• EXERCISE: Exactly repeat the material, dropping every picture from the copy.

• DATASET EXTRACT:
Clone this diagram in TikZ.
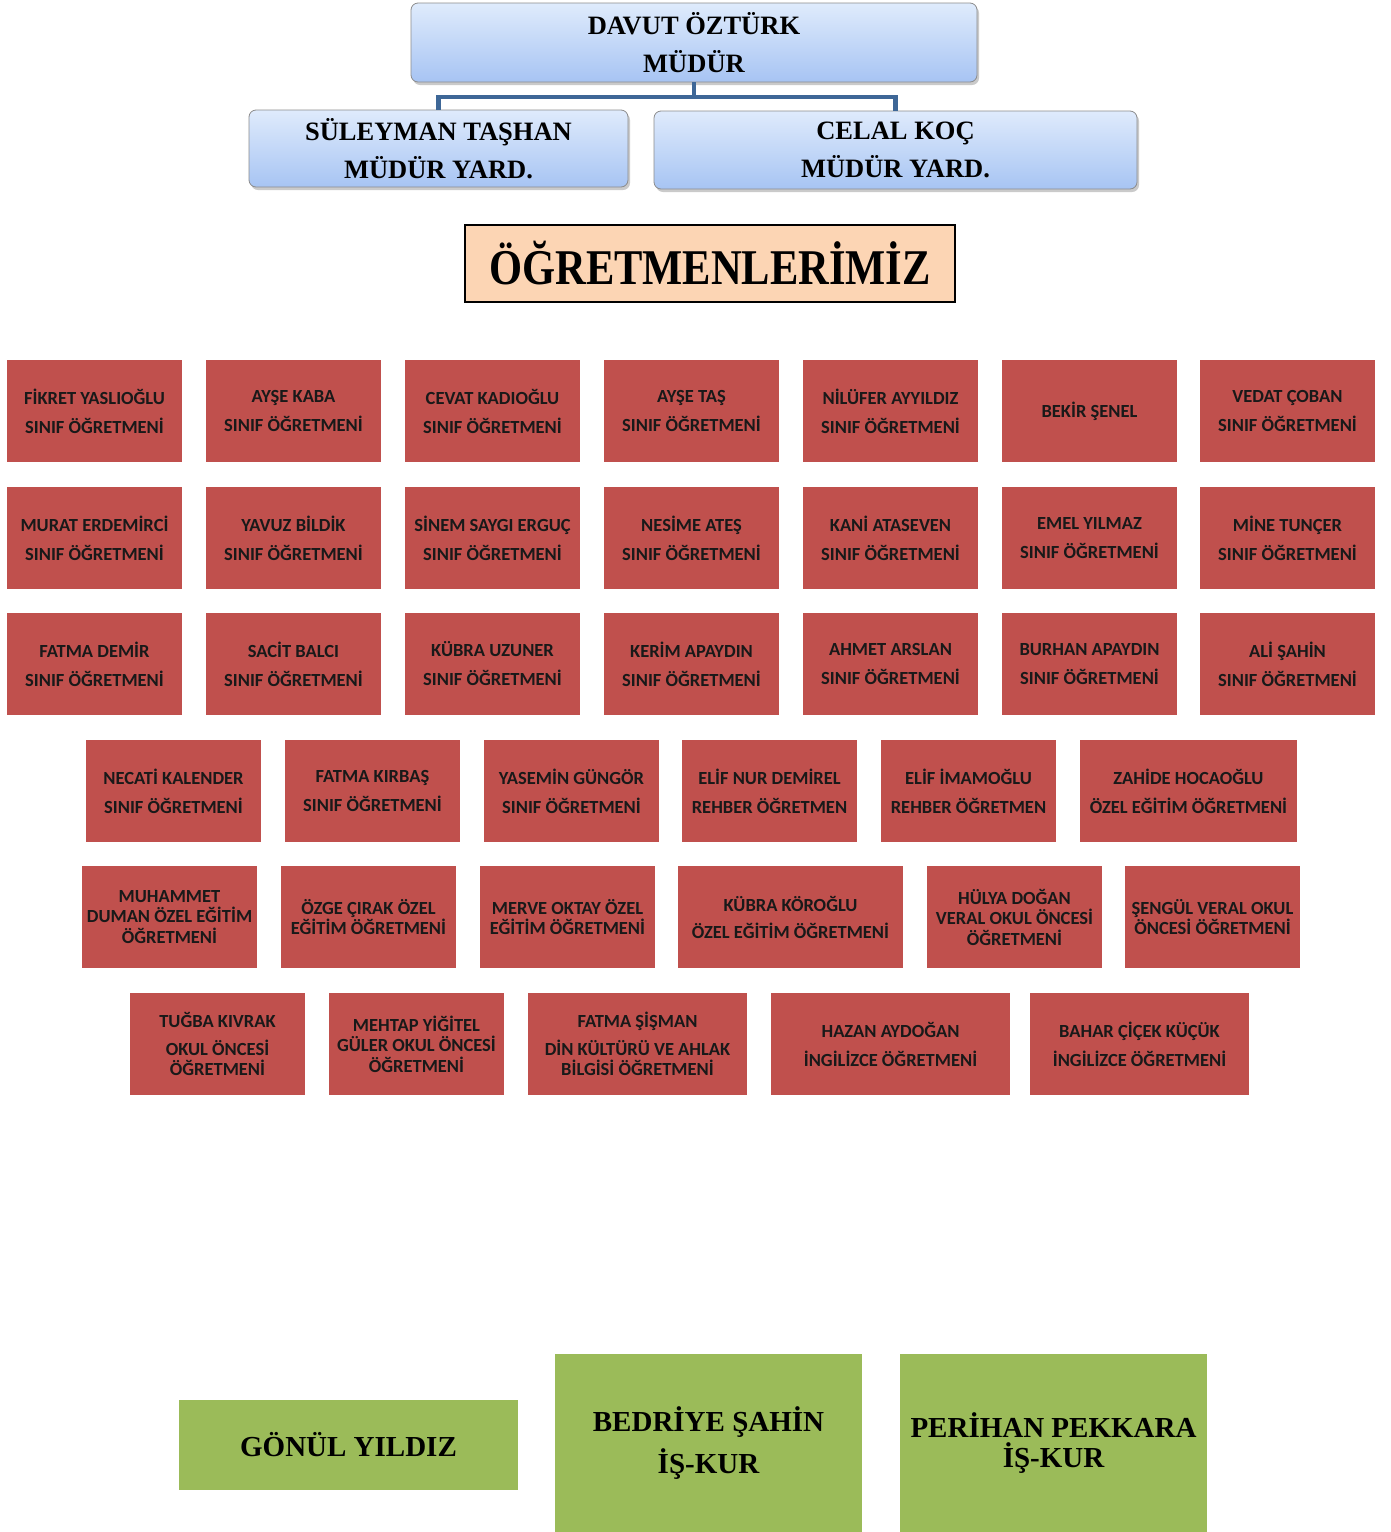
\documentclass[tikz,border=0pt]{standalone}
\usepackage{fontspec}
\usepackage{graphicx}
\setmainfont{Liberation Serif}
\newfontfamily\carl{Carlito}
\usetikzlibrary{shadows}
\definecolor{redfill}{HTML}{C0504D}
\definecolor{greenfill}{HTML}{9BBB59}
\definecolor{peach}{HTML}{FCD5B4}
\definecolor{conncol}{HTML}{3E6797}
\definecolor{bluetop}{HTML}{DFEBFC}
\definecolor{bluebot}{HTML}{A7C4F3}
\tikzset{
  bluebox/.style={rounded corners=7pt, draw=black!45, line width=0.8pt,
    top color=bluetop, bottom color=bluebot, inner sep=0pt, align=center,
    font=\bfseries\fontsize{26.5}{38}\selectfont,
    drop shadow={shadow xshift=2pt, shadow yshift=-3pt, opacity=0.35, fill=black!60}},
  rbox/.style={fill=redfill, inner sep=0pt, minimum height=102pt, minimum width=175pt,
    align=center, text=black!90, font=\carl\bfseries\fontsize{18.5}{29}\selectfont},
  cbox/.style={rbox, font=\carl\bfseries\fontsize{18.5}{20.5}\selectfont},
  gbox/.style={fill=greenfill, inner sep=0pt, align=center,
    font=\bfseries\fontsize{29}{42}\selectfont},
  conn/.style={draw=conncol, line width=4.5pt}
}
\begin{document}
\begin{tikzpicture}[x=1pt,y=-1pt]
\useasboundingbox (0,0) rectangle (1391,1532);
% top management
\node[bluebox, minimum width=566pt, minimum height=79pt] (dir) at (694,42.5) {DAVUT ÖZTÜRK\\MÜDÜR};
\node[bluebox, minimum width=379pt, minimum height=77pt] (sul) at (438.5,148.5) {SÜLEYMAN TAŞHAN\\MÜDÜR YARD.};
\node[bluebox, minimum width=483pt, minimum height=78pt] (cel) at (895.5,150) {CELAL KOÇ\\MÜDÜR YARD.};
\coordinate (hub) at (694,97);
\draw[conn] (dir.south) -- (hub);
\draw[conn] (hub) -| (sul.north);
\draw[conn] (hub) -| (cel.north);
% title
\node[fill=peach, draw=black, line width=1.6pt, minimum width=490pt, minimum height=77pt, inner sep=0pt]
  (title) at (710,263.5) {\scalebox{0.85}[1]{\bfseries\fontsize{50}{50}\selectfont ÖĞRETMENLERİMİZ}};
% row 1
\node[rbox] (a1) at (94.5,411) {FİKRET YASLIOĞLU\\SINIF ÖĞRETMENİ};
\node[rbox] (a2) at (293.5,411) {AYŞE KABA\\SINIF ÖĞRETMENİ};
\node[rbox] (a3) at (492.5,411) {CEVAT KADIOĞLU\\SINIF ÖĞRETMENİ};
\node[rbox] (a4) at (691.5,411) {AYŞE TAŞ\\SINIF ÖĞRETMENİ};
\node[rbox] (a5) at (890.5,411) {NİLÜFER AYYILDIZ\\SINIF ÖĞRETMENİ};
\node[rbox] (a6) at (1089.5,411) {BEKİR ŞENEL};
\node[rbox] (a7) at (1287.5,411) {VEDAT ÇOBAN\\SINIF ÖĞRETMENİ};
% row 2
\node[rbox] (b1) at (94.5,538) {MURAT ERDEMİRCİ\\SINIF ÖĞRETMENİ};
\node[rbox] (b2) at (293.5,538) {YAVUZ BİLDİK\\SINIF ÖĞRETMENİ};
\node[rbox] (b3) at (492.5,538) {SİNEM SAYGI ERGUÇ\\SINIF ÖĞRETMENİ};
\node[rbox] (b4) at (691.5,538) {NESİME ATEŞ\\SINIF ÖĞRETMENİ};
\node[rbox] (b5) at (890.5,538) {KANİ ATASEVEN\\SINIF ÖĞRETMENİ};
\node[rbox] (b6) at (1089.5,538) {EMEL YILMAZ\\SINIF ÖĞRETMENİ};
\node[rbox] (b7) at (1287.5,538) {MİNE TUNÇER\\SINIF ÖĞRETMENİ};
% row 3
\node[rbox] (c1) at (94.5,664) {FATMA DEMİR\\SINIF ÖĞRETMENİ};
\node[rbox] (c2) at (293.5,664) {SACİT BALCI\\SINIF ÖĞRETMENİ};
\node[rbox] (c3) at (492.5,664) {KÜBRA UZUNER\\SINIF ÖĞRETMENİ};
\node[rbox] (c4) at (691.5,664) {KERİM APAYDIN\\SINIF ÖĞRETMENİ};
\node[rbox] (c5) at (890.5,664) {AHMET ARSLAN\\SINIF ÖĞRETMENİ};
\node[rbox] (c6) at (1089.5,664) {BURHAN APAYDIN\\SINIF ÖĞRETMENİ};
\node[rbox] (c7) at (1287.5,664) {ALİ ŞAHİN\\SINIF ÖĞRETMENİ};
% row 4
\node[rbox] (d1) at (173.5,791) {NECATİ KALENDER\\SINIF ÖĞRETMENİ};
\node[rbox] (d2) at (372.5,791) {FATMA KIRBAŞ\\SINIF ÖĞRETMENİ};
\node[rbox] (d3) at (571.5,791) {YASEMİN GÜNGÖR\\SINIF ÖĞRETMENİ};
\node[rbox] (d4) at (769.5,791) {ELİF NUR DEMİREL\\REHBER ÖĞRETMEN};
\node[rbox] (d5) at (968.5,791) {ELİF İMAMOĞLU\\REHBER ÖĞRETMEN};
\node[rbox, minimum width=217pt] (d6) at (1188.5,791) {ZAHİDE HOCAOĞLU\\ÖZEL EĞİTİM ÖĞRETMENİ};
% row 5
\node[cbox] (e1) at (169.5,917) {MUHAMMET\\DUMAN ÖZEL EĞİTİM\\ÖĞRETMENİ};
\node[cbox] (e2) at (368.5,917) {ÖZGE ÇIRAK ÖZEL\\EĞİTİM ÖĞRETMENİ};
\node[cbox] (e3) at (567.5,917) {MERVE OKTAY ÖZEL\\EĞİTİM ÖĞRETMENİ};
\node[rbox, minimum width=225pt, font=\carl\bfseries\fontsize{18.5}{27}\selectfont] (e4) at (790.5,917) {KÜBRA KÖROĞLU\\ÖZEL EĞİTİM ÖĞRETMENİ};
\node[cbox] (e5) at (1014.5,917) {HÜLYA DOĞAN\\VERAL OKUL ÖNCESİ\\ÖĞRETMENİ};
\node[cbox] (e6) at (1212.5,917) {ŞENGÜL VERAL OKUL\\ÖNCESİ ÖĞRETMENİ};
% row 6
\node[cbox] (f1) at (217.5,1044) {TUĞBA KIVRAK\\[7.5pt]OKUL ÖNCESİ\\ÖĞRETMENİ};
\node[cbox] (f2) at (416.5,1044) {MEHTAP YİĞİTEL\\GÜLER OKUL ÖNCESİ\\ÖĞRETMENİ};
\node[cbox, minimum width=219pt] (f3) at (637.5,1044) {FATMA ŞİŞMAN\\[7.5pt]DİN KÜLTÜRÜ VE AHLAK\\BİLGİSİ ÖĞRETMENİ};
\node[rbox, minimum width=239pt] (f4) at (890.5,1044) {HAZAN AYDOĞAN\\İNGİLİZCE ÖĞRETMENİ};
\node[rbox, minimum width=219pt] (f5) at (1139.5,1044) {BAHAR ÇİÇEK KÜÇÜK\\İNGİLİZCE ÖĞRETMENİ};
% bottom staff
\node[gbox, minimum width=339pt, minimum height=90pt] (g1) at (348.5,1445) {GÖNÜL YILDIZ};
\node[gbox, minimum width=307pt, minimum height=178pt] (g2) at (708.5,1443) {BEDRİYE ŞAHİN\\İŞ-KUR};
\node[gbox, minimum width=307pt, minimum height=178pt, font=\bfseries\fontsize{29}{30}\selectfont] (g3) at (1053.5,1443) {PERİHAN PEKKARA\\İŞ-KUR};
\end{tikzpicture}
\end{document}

• REPLY TO THE TASK:
Clone this diagram in TikZ.
\documentclass[tikz,border=0pt]{standalone}
\usepackage{fontspec}
\usepackage{graphicx}
\setmainfont{Liberation Serif}
\newfontfamily\carl{Carlito}
\usetikzlibrary{shadows}
\definecolor{redfill}{HTML}{C0504D}
\definecolor{greenfill}{HTML}{9BBB59}
\definecolor{peach}{HTML}{FCD5B4}
\definecolor{conncol}{HTML}{3E6797}
\definecolor{bluetop}{HTML}{DFEBFC}
\definecolor{bluebot}{HTML}{A7C4F3}
\tikzset{
  bluebox/.style={rounded corners=7pt, draw=black!45, line width=0.8pt,
    top color=bluetop, bottom color=bluebot, inner sep=0pt, align=center,
    font=\bfseries\fontsize{26.5}{38}\selectfont,
    drop shadow={shadow xshift=2pt, shadow yshift=-3pt, opacity=0.35, fill=black!60}},
  rbox/.style={fill=redfill, inner sep=0pt, minimum height=102pt, minimum width=175pt,
    align=center, text=black!90, font=\carl\bfseries\fontsize{18.5}{29}\selectfont},
  cbox/.style={rbox, font=\carl\bfseries\fontsize{18.5}{20.5}\selectfont},
  gbox/.style={fill=greenfill, inner sep=0pt, align=center,
    font=\bfseries\fontsize{29}{42}\selectfont},
  conn/.style={draw=conncol, line width=4.5pt}
}
\begin{document}
\begin{tikzpicture}[x=1pt,y=-1pt]
\useasboundingbox (0,0) rectangle (1391,1532);
% top management
\node[bluebox, minimum width=566pt, minimum height=79pt] (dir) at (694,42.5) {DAVUT ÖZTÜRK\\MÜDÜR};
\node[bluebox, minimum width=379pt, minimum height=77pt] (sul) at (438.5,148.5) {SÜLEYMAN TAŞHAN\\MÜDÜR YARD.};
\node[bluebox, minimum width=483pt, minimum height=78pt] (cel) at (895.5,150) {CELAL KOÇ\\MÜDÜR YARD.};
\coordinate (hub) at (694,97);
\draw[conn] (dir.south) -- (hub);
\draw[conn] (hub) -| (sul.north);
\draw[conn] (hub) -| (cel.north);
% title
\node[fill=peach, draw=black, line width=1.6pt, minimum width=490pt, minimum height=77pt, inner sep=0pt]
  (title) at (710,263.5) {\scalebox{0.85}[1]{\bfseries\fontsize{50}{50}\selectfont ÖĞRETMENLERİMİZ}};
% row 1
\node[rbox] (a1) at (94.5,411) {FİKRET YASLIOĞLU\\SINIF ÖĞRETMENİ};
\node[rbox] (a2) at (293.5,411) {AYŞE KABA\\SINIF ÖĞRETMENİ};
\node[rbox] (a3) at (492.5,411) {CEVAT KADIOĞLU\\SINIF ÖĞRETMENİ};
\node[rbox] (a4) at (691.5,411) {AYŞE TAŞ\\SINIF ÖĞRETMENİ};
\node[rbox] (a5) at (890.5,411) {NİLÜFER AYYILDIZ\\SINIF ÖĞRETMENİ};
\node[rbox] (a6) at (1089.5,411) {BEKİR ŞENEL};
\node[rbox] (a7) at (1287.5,411) {VEDAT ÇOBAN\\SINIF ÖĞRETMENİ};
% row 2
\node[rbox] (b1) at (94.5,538) {MURAT ERDEMİRCİ\\SINIF ÖĞRETMENİ};
\node[rbox] (b2) at (293.5,538) {YAVUZ BİLDİK\\SINIF ÖĞRETMENİ};
\node[rbox] (b3) at (492.5,538) {SİNEM SAYGI ERGUÇ\\SINIF ÖĞRETMENİ};
\node[rbox] (b4) at (691.5,538) {NESİME ATEŞ\\SINIF ÖĞRETMENİ};
\node[rbox] (b5) at (890.5,538) {KANİ ATASEVEN\\SINIF ÖĞRETMENİ};
\node[rbox] (b6) at (1089.5,538) {EMEL YILMAZ\\SINIF ÖĞRETMENİ};
\node[rbox] (b7) at (1287.5,538) {MİNE TUNÇER\\SINIF ÖĞRETMENİ};
% row 3
\node[rbox] (c1) at (94.5,664) {FATMA DEMİR\\SINIF ÖĞRETMENİ};
\node[rbox] (c2) at (293.5,664) {SACİT BALCI\\SINIF ÖĞRETMENİ};
\node[rbox] (c3) at (492.5,664) {KÜBRA UZUNER\\SINIF ÖĞRETMENİ};
\node[rbox] (c4) at (691.5,664) {KERİM APAYDIN\\SINIF ÖĞRETMENİ};
\node[rbox] (c5) at (890.5,664) {AHMET ARSLAN\\SINIF ÖĞRETMENİ};
\node[rbox] (c6) at (1089.5,664) {BURHAN APAYDIN\\SINIF ÖĞRETMENİ};
\node[rbox] (c7) at (1287.5,664) {ALİ ŞAHİN\\SINIF ÖĞRETMENİ};
% row 4
\node[rbox] (d1) at (173.5,791) {NECATİ KALENDER\\SINIF ÖĞRETMENİ};
\node[rbox] (d2) at (372.5,791) {FATMA KIRBAŞ\\SINIF ÖĞRETMENİ};
\node[rbox] (d3) at (571.5,791) {YASEMİN GÜNGÖR\\SINIF ÖĞRETMENİ};
\node[rbox] (d4) at (769.5,791) {ELİF NUR DEMİREL\\REHBER ÖĞRETMEN};
\node[rbox] (d5) at (968.5,791) {ELİF İMAMOĞLU\\REHBER ÖĞRETMEN};
\node[rbox, minimum width=217pt] (d6) at (1188.5,791) {ZAHİDE HOCAOĞLU\\ÖZEL EĞİTİM ÖĞRETMENİ};
% row 5
\node[cbox] (e1) at (169.5,917) {MUHAMMET\\DUMAN ÖZEL EĞİTİM\\ÖĞRETMENİ};
\node[cbox] (e2) at (368.5,917) {ÖZGE ÇIRAK ÖZEL\\EĞİTİM ÖĞRETMENİ};
\node[cbox] (e3) at (567.5,917) {MERVE OKTAY ÖZEL\\EĞİTİM ÖĞRETMENİ};
\node[rbox, minimum width=225pt, font=\carl\bfseries\fontsize{18.5}{27}\selectfont] (e4) at (790.5,917) {KÜBRA KÖROĞLU\\ÖZEL EĞİTİM ÖĞRETMENİ};
\node[cbox] (e5) at (1014.5,917) {HÜLYA DOĞAN\\VERAL OKUL ÖNCESİ\\ÖĞRETMENİ};
\node[cbox] (e6) at (1212.5,917) {ŞENGÜL VERAL OKUL\\ÖNCESİ ÖĞRETMENİ};
% row 6
\node[cbox] (f1) at (217.5,1044) {TUĞBA KIVRAK\\[7.5pt]OKUL ÖNCESİ\\ÖĞRETMENİ};
\node[cbox] (f2) at (416.5,1044) {MEHTAP YİĞİTEL\\GÜLER OKUL ÖNCESİ\\ÖĞRETMENİ};
\node[cbox, minimum width=219pt] (f3) at (637.5,1044) {FATMA ŞİŞMAN\\[7.5pt]DİN KÜLTÜRÜ VE AHLAK\\BİLGİSİ ÖĞRETMENİ};
\node[rbox, minimum width=239pt] (f4) at (890.5,1044) {HAZAN AYDOĞAN\\İNGİLİZCE ÖĞRETMENİ};
\node[rbox, minimum width=219pt] (f5) at (1139.5,1044) {BAHAR ÇİÇEK KÜÇÜK\\İNGİLİZCE ÖĞRETMENİ};
% bottom staff
\node[gbox, minimum width=339pt, minimum height=90pt] (g1) at (348.5,1445) {GÖNÜL YILDIZ};
\node[gbox, minimum width=307pt, minimum height=178pt] (g2) at (708.5,1443) {BEDRİYE ŞAHİN\\İŞ-KUR};
\node[gbox, minimum width=307pt, minimum height=178pt, font=\bfseries\fontsize{29}{30}\selectfont] (g3) at (1053.5,1443) {PERİHAN PEKKARA\\İŞ-KUR};
\end{tikzpicture}
\end{document}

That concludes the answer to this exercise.